En plus des portraits uniques provenant de domaines, Rokotov a peint des portraits de famille entière. Un exemple typique est une collection de portraits des comtes Vorontsov de Vorontsovka dans la province de Tambov. Il comprend les portraits du comte Ivan Illarionovich et de la comtesse Maria Artemyevna Vorontsov (fin des années 1760, State Russian Museum), de leurs fils Artemy (fin des années 1760, State Tretyakov Gallery), Illarion et A.Yu.Kvashnina-Samarina, belle-mère Artemy (les deux) - première moitié des années 1760, galerie Tretiakov). Parmi les personnages figurent les ancêtres d'A.S.Pouchkine et des personnes proches du poète: A.Yu.Kvashnina-Samarina, née Rzhevskaya, était la sœur de l'arrière-grand-mère Pouchkine, et son gendre Artemy était le parrain du poète.
Il réalise également des duos (le mari et l'épouse). Un duo pittoresque et compositionnel est représenté par «Portraits des conjoints d’Obreskov» (1777, Galerie nationale Tretiakov). Le portrait féminin, réalisé dans des couleurs nacrées claires, complète le portrait masculin, construit sur une combinaison exquise de caftan bleu et de ceinture rouge.
Le portrait d'Aleksey Mikhailovich Obreskov, qui se distingue non seulement par ses qualités pittoresques, mais aussi par une caractéristique réaliste, est particulièrement magistralement exécuté. Rokotov a représenté les traits du visage gonflé d'un vieil homme fatigué avec des yeux intelligents et pénétrants. Alexei Mikhailovich était un diplomate, ambassadeur à Constantinople, qui a survécu à l'emprisonnement dans le château à sept tours d'Istanbul. Selon les contemporains, il se distinguait par une grande éducation et un esprit vif.
Lors des dernières années de sa vie de peintre en 1806, il s'installe au Spasskaya Zastava, rue Vorontsovskaya, non loin du monastère Novospassky, il peint peu sa vue baissant. Il meurt le 12 décembre 1808, et est enterré au monastère Novospassky. Il sera rapidement oublié.

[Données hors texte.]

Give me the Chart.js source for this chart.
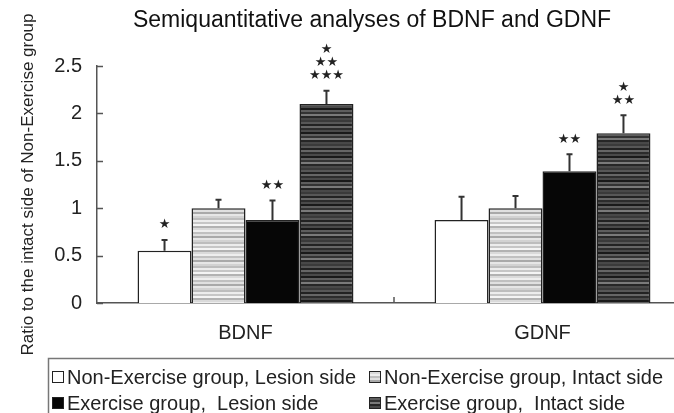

Il a fallu attendre le XXe avec Sergey Diaghilev et les mirkusniki groupe d’artistes néoromantiques russes qui apprécient le style Rocco, pour le redécouvrir enfin.
Une rétrospective du portrait russe au Palais Tauride est organisée en 1905. À l'époque soviétique, Rokotov a été exposé à la fois en 1923 et en 1960-1961 (à la galerie Tretiakov et au musée russe). Un timbre postal commémoratif sera édité en 2010.
Rokotov nous parvient de ces siècles passés comme un homme qui aimait la beauté, et avait de l’empathie pour ses modèles dont il entrevoyait l’âme.
Une étrange annotation au dos du tableau du portrait de Catherine II le décrit comme un personnage grave, voire triste, - c'est ce que raconte l'inscription au dos du portrait : «C’est l'œuvre (le tableau) de M. Rokotov, toujours fidèle et toujours malheureux».
Un travail artistique de grande valeur, un talent reconnu, il avait peint « tout Moscou », ne semblent pas avoir entièrement comblé la vie de cet artiste.
Une origine sociale trouble, une absence de vie familiale, on sait qu’il a recherché assidument des neveux pour en faire ses héritiers, pourraient l’avoir tout à la fois servi lui procurant une grande sensibilité et empathie vis-à-vis de ses modèles et l’avoir peut-être, sur un plan personnel, empêcher de trouver la joie de vivre.